Cross’ hypothesis that nostalgia is a reaction to social acceleration and fast capitalism has a lot going for it. In fact, the sociologist Hartmut Rosa makes the same argument in his theory of social acceleration. According to Rosa every surge of acceleration is followed by nostalgic sentiments. However, Cross neither cites Rosa, nor does he spell out how exactly acceleration and fast capitalism produce nostalgia or how nostalgia helps to cope with their effects. Given the commercial value of nostalgia, his claim that nostalgia “often has been and remains a subtle protest against consumerism” (p. 237) does not seem particularly convincing.
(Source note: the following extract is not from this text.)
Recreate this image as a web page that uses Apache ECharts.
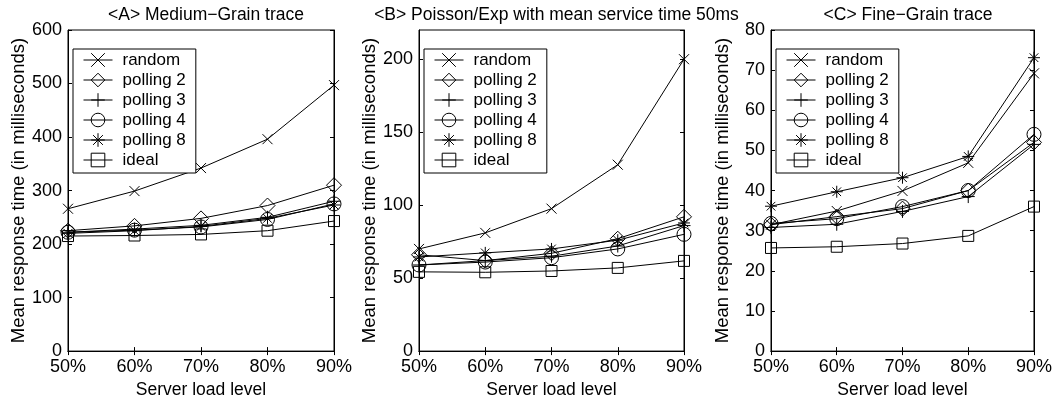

Despite these critical objections, “Consumed Nostalgia” is an important addition to the growing body of literature on nostalgia. It proves that it is not only possible but instructive to consider different types, forms and examples of nostalgia together to get a broader view of the diversity, complexity and ambivalence of the phenomenon in the twentieth century. “Consumed Nostalgia” raises many interesting questions in need of further exploration – not least if its findings are applicable to other consumer societies.
“Back to the Fifties” and “Consumed Nostalgia” both point out that the academy has long eschewed nostalgia: It “has earned the deep scorn of most intellectuals” (Cross, p. 12) and garnered “scepticism and disdain from many academics and critics” (Dwyer, p. 8). Far from defending nostalgia, Cross and Dwyer make a case for taking it seriously as a subject for investigation. Dwyer rightly calls for “thinking – really thinking – about how cultural attitudes toward the past structure our engagements with the present, and how the historical conditions of the present structure our affective engagements with the past” (p. 183). Cross emphasises that “the public understands and uses the past in ways very different from the historian" (p. 13) – and these ways do not have to be bad or inferior. Whatever historians think about real or alleged nostalgic phenomena and practices, they are surely here to stay and they cry out for better understanding and historical contextualisation. Cross and Dwyer demonstrate not only how revealing, useful and necessary such research is, they also show how it can be carried out. This makes both books important beyond their field of study.
 See Hartmut Rosa, Social Acceleration: A New Theory of Modernity. Translated by Jonathan Trejo-Mathys, New York 2013, p. 41.